* Task goal *
Your task is to transcribe all of the records exactly and leave out the pictures.

(Saved entries)
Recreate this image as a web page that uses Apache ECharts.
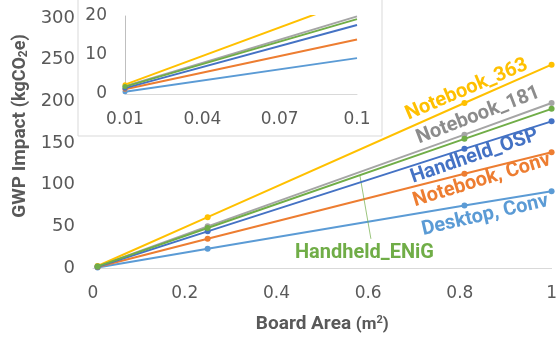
<!DOCTYPE html>
<html>
<head>
<meta charset="utf-8">
<script src="https://cdn.jsdelivr.net/npm/echarts@6/dist/echarts.min.js"></script>
<style>
html,body{margin:0;padding:0;background:#fff;}
#c{width:560px;height:339px;}
</style>
</head>
<body>
<div id="c"></div>
<script>
// ---- data ----
const boardArea = [0.01, 0.25, 0.81, 1];
const insetArea = [0.01, 0.1];
const seriesNames = ['Desktop, Conv', 'Notebook, Conv', 'Notebook_181', 'Notebook_363', 'Handheld_OSP', 'Handheld_ENiG'];
const desktopConv   = [0.6, 23, 75, 92];
const notebookConv  = [1.2, 35, 113, 139];
const notebook181   = [2.0, 50, 160, 198];
const notebook363   = [2.4, 61, 198, 244];
const handheldOSP   = [1.5, 44, 143, 176];
const handheldENiG  = [1.9, 48, 155, 191];
const insetDesktopConv  = [0.6, 9.2];
const insetNotebookConv = [1.2, 14.0];
const insetNotebook181  = [2.0, 19.9];
const insetNotebook363  = [2.4, 24.4];
const insetHandheldOSP  = [1.5, 17.7];
const insetHandheldENiG = [1.9, 19.2];
const mainYTicks = [0, 50, 100, 150, 200, 250, 300];
const insetXTicks = [0.01, 0.04, 0.07, 0.1];
const insetYTicks = [0, 10, 20];

const mainValues = [desktopConv, notebookConv, notebook181, notebook363, handheldOSP, handheldENiG];
const insetValues = [insetDesktopConv, insetNotebookConv, insetNotebook181, insetNotebook363, insetHandheldOSP, insetHandheldENiG];
const colors = ['#5B9BD5', '#ED7D31', '#A5A5A5', '#FFC000', '#4472C4', '#70AD47'];
const labelColors = ['#5B9BD5', '#ED7D31', '#8C8C8C', '#FFC000', '#4472C4', '#70AD47'];
// annotation placement (data space) and rotation
const labelAt = [[0.855, 63], [0.848, 105], [0.84, 183], [0.815, 214], [0.832, 134], [0.592, 18]];
const labelRot = [13, 17, 21, 23, 19, 0];

const tickFont = 'DejaVu Sans';
const nameFont = 'Roboto';
const gray = '#595959';

const series = [];
mainValues.forEach((vals, i) => {
  const s = {
    name: seriesNames[i],
    type: 'line',
    xAxisIndex: 0, yAxisIndex: 0,
    data: boardArea.map((x, j) => [x, vals[j]]),
    symbol: 'circle', symbolSize: 6,
    lineStyle: { color: colors[i], width: 2 },
    itemStyle: { color: colors[i] },
    emphasis: { disabled: true },
    animation: false,
    z: 2 + i,
    markPoint: {
      symbol: 'circle', symbolSize: 1, silent: true, animation: false,
      itemStyle: { color: 'rgba(0,0,0,0)' },
      label: {
        show: true, position: 'inside', rotate: labelRot[i],
        formatter: seriesNames[i], color: labelColors[i],
        fontFamily: nameFont, fontWeight: 'bold', fontSize: 20
      },
      data: [{ coord: labelAt[i] }]
    }
  };
  if (i === 5) {
    s.markLine = {
      symbol: 'none', silent: true, animation: false,
      lineStyle: { color: '#70AD47', width: 1, type: 'solid', opacity: 0.7 },
      label: { show: false },
      data: [[{ coord: [0.582, 111] }, { coord: [0.606, 35] }]]
    };
  }
  series.push(s);
});
insetValues.forEach((vals, i) => {
  series.push({
    name: seriesNames[i] + ' (inset)',
    type: 'line',
    xAxisIndex: 1, yAxisIndex: 1,
    data: insetArea.map((x, j) => (j === 0 ? { value: [x, vals[j]] } : { value: [x, vals[j]], symbol: 'none' })),
    symbol: 'circle', symbolSize: 5,
    clip: true,
    lineStyle: { color: colors[i], width: 2 },
    itemStyle: { color: colors[i] },
    emphasis: { disabled: true },
    animation: false,
    z: 2 + i
  });
});

const chart = echarts.init(document.getElementById('c'), null, { renderer: 'canvas' });
chart.setOption({
  backgroundColor: '#fff',
  animation: false,
  graphic: [{
    type: 'rect', z: 0, silent: true,
    shape: { x: 78, y: -5, width: 304, height: 141 },
    style: { fill: 'none', stroke: '#D9D9D9', lineWidth: 1 }
  }],
  grid: [
    { left: 93, right: 5, top: 18, bottom: 66 },
    { left: 125, right: 203, top: 16, bottom: 245 }
  ],
  xAxis: [
    {
      type: 'value', gridIndex: 0, min: 0, max: 1, interval: 0.2,
      axisLine: { show: true, lineStyle: { color: '#D9D9D9', width: 1 } },
      axisTick: { show: false }, splitLine: { show: false },
      axisLabel: { color: gray, fontFamily: tickFont, fontSize: 17, margin: 17 },
      name: '{a|Board Area }{b|(m}{sup|2}{b|)}',
      nameLocation: 'middle', nameGap: 47,
      nameTextStyle: {
        rich: {
          a: { fontFamily: nameFont, fontWeight: 'bold', fontSize: 19, color: gray },
          b: { fontFamily: nameFont, fontWeight: 'bold', fontSize: 17, color: gray },
          sup: { fontFamily: nameFont, fontWeight: 'bold', fontSize: 11, color: gray, verticalAlign: 'top', padding: [0, 0, 8, 0] }
        }
      }
    },
    {
      type: 'value', gridIndex: 1, min: 0.01, max: 0.1, interval: 0.03,
      axisLine: { show: true, lineStyle: { color: '#D9D9D9', width: 1 } },
      axisTick: { show: false }, splitLine: { show: false },
      axisLabel: {
        color: gray, fontFamily: tickFont, fontSize: 17, margin: 17,
        formatter: v => String(+v.toFixed(2))
      }
    }
  ],
  yAxis: [
    {
      type: 'value', gridIndex: 0, min: 0, max: 300, interval: 50,
      axisLine: { show: false }, axisTick: { show: false }, splitLine: { show: false },
      axisLabel: { color: gray, fontFamily: tickFont, fontSize: 18, margin: 18 },
      name: '{a|GWP Impact }{b|(kgCO}{sub|2}{b|e)}',
      nameLocation: 'middle', nameGap: 60,
      nameTextStyle: {
        padding: [0, 0, 0, 34],
        rich: {
          a: { fontFamily: nameFont, fontWeight: 'bold', fontSize: 19, color: gray },
          b: { fontFamily: nameFont, fontWeight: 'bold', fontSize: 18, color: gray },
          sub: { fontFamily: nameFont, fontWeight: 'bold', fontSize: 12, color: gray, verticalAlign: 'bottom', padding: [6, 0, 0, 0] }
        }
      }
    },
    {
      type: 'value', gridIndex: 1, min: 0, max: 20, interval: 10,
      axisLine: { show: true, lineStyle: { color: '#BFBFBF', width: 1 } },
      axisTick: { show: false }, splitLine: { show: false },
      axisLabel: { color: gray, fontFamily: tickFont, fontSize: 17, margin: 18 }
    }
  ],
  series: series
});
</script>
</body>
</html>
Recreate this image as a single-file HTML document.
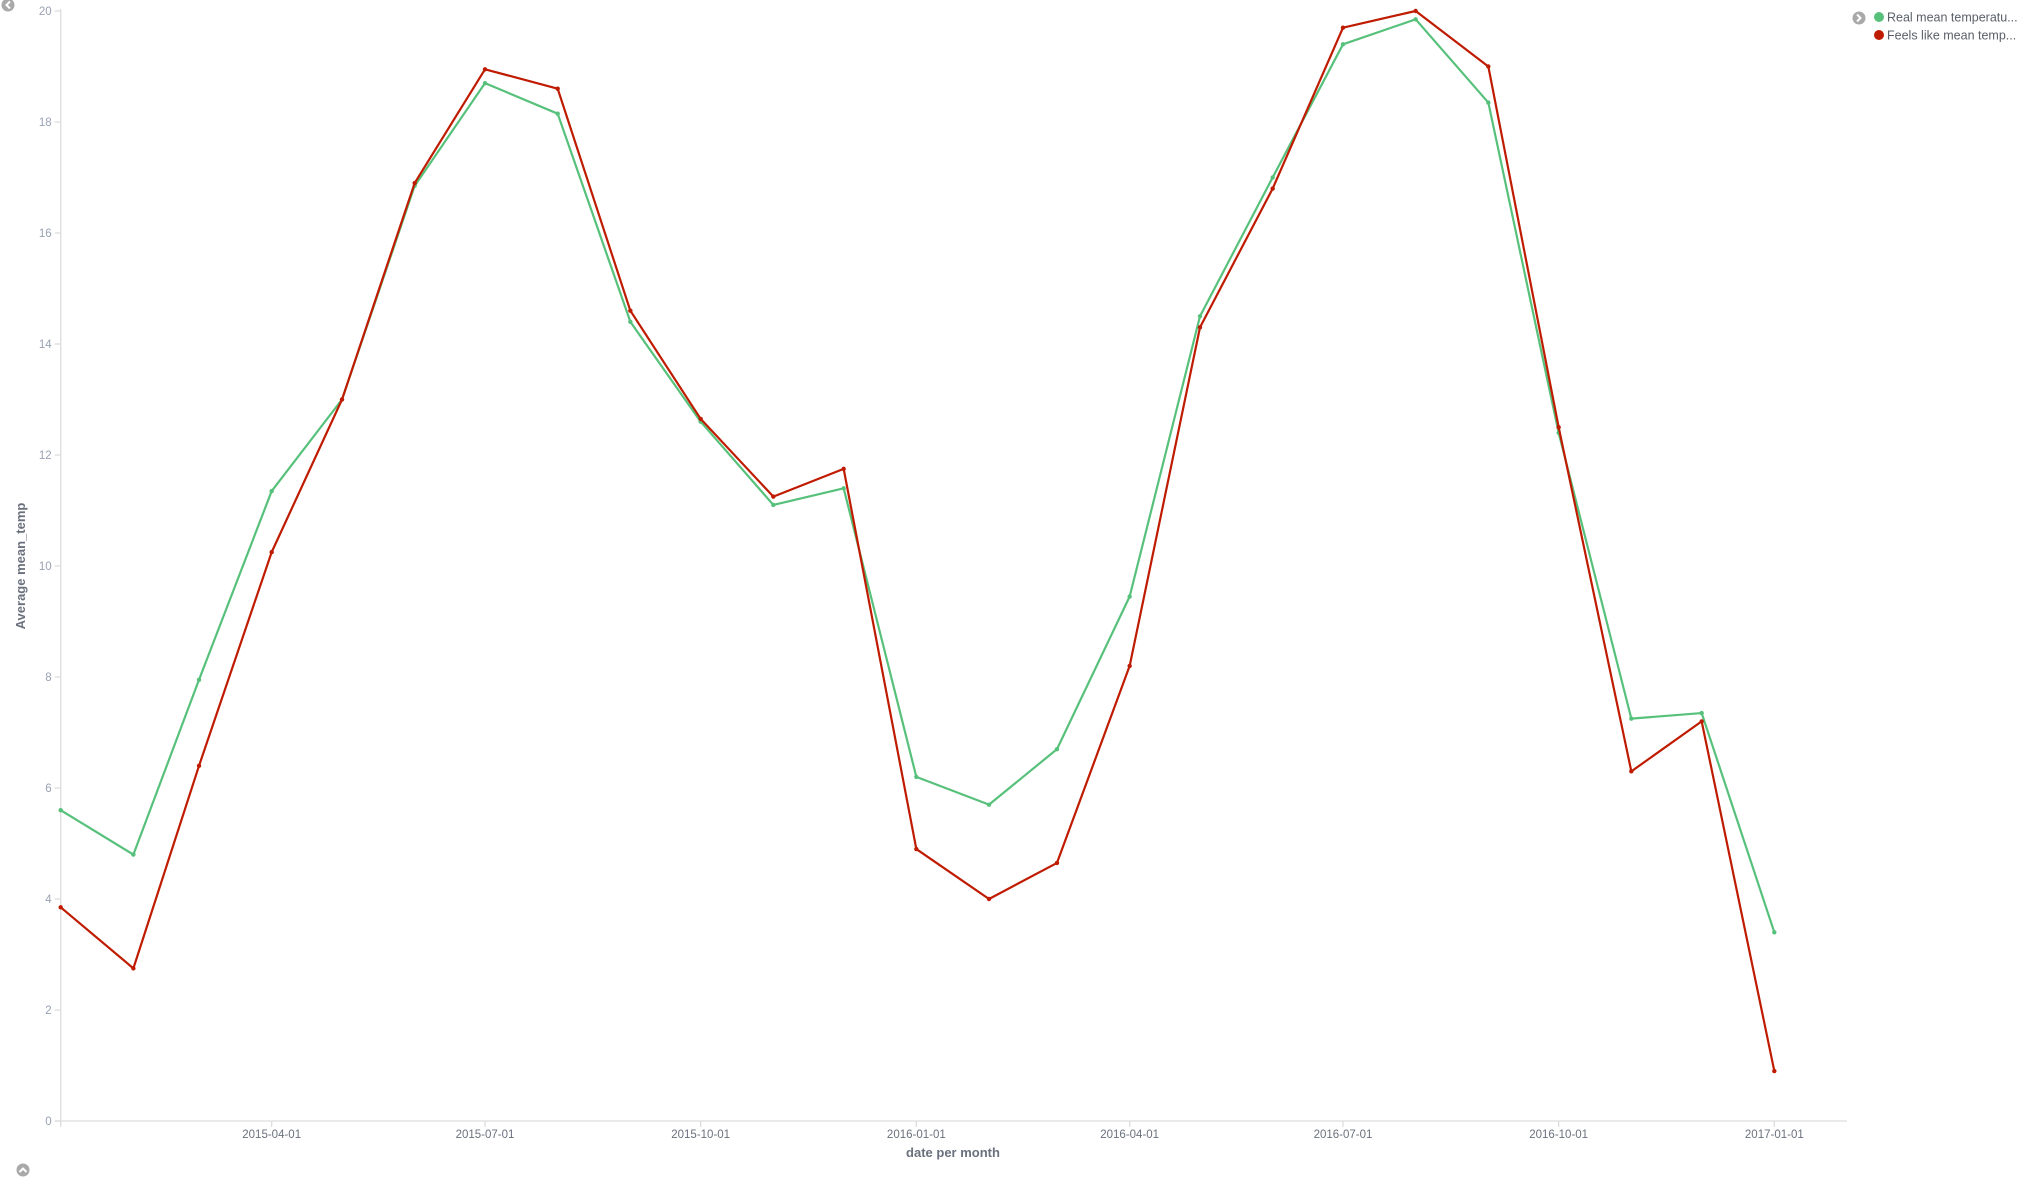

* Exercise answer *
Recreate this image as a web page that uses Apache ECharts.
<!DOCTYPE html>
<html>
<head>
<meta charset="utf-8">
<script src="https://cdn.jsdelivr.net/npm/echarts@6/dist/echarts.min.js"></script>
<style>
html,body{margin:0;padding:0;background:#fff;}
#c{width:560px;height:339px;}
</style>
</head>
<body>
<div id="c"></div>
<script>
// ---- data ----
const boardArea = [0.01, 0.25, 0.81, 1];
const insetArea = [0.01, 0.1];
const seriesNames = ['Desktop, Conv', 'Notebook, Conv', 'Notebook_181', 'Notebook_363', 'Handheld_OSP', 'Handheld_ENiG'];
const desktopConv   = [0.6, 23, 75, 92];
const notebookConv  = [1.2, 35, 113, 139];
const notebook181   = [2.0, 50, 160, 198];
const notebook363   = [2.4, 61, 198, 244];
const handheldOSP   = [1.5, 44, 143, 176];
const handheldENiG  = [1.9, 48, 155, 191];
const insetDesktopConv  = [0.6, 9.2];
const insetNotebookConv = [1.2, 14.0];
const insetNotebook181  = [2.0, 19.9];
const insetNotebook363  = [2.4, 24.4];
const insetHandheldOSP  = [1.5, 17.7];
const insetHandheldENiG = [1.9, 19.2];
const mainYTicks = [0, 50, 100, 150, 200, 250, 300];
const insetXTicks = [0.01, 0.04, 0.07, 0.1];
const insetYTicks = [0, 10, 20];

const mainValues = [desktopConv, notebookConv, notebook181, notebook363, handheldOSP, handheldENiG];
const insetValues = [insetDesktopConv, insetNotebookConv, insetNotebook181, insetNotebook363, insetHandheldOSP, insetHandheldENiG];
const colors = ['#5B9BD5', '#ED7D31', '#A5A5A5', '#FFC000', '#4472C4', '#70AD47'];
const labelColors = ['#5B9BD5', '#ED7D31', '#8C8C8C', '#FFC000', '#4472C4', '#70AD47'];
// annotation placement (data space) and rotation
const labelAt = [[0.855, 63], [0.848, 105], [0.84, 183], [0.815, 214], [0.832, 134], [0.592, 18]];
const labelRot = [13, 17, 21, 23, 19, 0];

const tickFont = 'DejaVu Sans';
const nameFont = 'Roboto';
const gray = '#595959';

const series = [];
mainValues.forEach((vals, i) => {
  const s = {
    name: seriesNames[i],
    type: 'line',
    xAxisIndex: 0, yAxisIndex: 0,
    data: boardArea.map((x, j) => [x, vals[j]]),
    symbol: 'circle', symbolSize: 6,
    lineStyle: { color: colors[i], width: 2 },
    itemStyle: { color: colors[i] },
    emphasis: { disabled: true },
    animation: false,
    z: 2 + i,
    markPoint: {
      symbol: 'circle', symbolSize: 1, silent: true, animation: false,
      itemStyle: { color: 'rgba(0,0,0,0)' },
      label: {
        show: true, position: 'inside', rotate: labelRot[i],
        formatter: seriesNames[i], color: labelColors[i],
        fontFamily: nameFont, fontWeight: 'bold', fontSize: 20
      },
      data: [{ coord: labelAt[i] }]
    }
  };
  if (i === 5) {
    s.markLine = {
      symbol: 'none', silent: true, animation: false,
      lineStyle: { color: '#70AD47', width: 1, type: 'solid', opacity: 0.7 },
      label: { show: false },
      data: [[{ coord: [0.582, 111] }, { coord: [0.606, 35] }]]
    };
  }
  series.push(s);
});
insetValues.forEach((vals, i) => {
  series.push({
    name: seriesNames[i] + ' (inset)',
    type: 'line',
    xAxisIndex: 1, yAxisIndex: 1,
    data: insetArea.map((x, j) => (j === 0 ? { value: [x, vals[j]] } : { value: [x, vals[j]], symbol: 'none' })),
    symbol: 'circle', symbolSize: 5,
    clip: true,
    lineStyle: { color: colors[i], width: 2 },
    itemStyle: { color: colors[i] },
    emphasis: { disabled: true },
    animation: false,
    z: 2 + i
  });
});

const chart = echarts.init(document.getElementById('c'), null, { renderer: 'canvas' });
chart.setOption({
  backgroundColor: '#fff',
  animation: false,
  graphic: [{
    type: 'rect', z: 0, silent: true,
    shape: { x: 78, y: -5, width: 304, height: 141 },
    style: { fill: 'none', stroke: '#D9D9D9', lineWidth: 1 }
  }],
  grid: [
    { left: 93, right: 5, top: 18, bottom: 66 },
    { left: 125, right: 203, top: 16, bottom: 245 }
  ],
  xAxis: [
    {
      type: 'value', gridIndex: 0, min: 0, max: 1, interval: 0.2,
      axisLine: { show: true, lineStyle: { color: '#D9D9D9', width: 1 } },
      axisTick: { show: false }, splitLine: { show: false },
      axisLabel: { color: gray, fontFamily: tickFont, fontSize: 17, margin: 17 },
      name: '{a|Board Area }{b|(m}{sup|2}{b|)}',
      nameLocation: 'middle', nameGap: 47,
      nameTextStyle: {
        rich: {
          a: { fontFamily: nameFont, fontWeight: 'bold', fontSize: 19, color: gray },
          b: { fontFamily: nameFont, fontWeight: 'bold', fontSize: 17, color: gray },
          sup: { fontFamily: nameFont, fontWeight: 'bold', fontSize: 11, color: gray, verticalAlign: 'top', padding: [0, 0, 8, 0] }
        }
      }
    },
    {
      type: 'value', gridIndex: 1, min: 0.01, max: 0.1, interval: 0.03,
      axisLine: { show: true, lineStyle: { color: '#D9D9D9', width: 1 } },
      axisTick: { show: false }, splitLine: { show: false },
      axisLabel: {
        color: gray, fontFamily: tickFont, fontSize: 17, margin: 17,
        formatter: v => String(+v.toFixed(2))
      }
    }
  ],
  yAxis: [
    {
      type: 'value', gridIndex: 0, min: 0, max: 300, interval: 50,
      axisLine: { show: false }, axisTick: { show: false }, splitLine: { show: false },
      axisLabel: { color: gray, fontFamily: tickFont, fontSize: 18, margin: 18 },
      name: '{a|GWP Impact }{b|(kgCO}{sub|2}{b|e)}',
      nameLocation: 'middle', nameGap: 60,
      nameTextStyle: {
        padding: [0, 0, 0, 34],
        rich: {
          a: { fontFamily: nameFont, fontWeight: 'bold', fontSize: 19, color: gray },
          b: { fontFamily: nameFont, fontWeight: 'bold', fontSize: 18, color: gray },
          sub: { fontFamily: nameFont, fontWeight: 'bold', fontSize: 12, color: gray, verticalAlign: 'bottom', padding: [6, 0, 0, 0] }
        }
      }
    },
    {
      type: 'value', gridIndex: 1, min: 0, max: 20, interval: 10,
      axisLine: { show: true, lineStyle: { color: '#BFBFBF', width: 1 } },
      axisTick: { show: false }, splitLine: { show: false },
      axisLabel: { color: gray, fontFamily: tickFont, fontSize: 17, margin: 18 }
    }
  ],
  series: series
});
</script>
</body>
</html>
Recreate this image as a single-file HTML document.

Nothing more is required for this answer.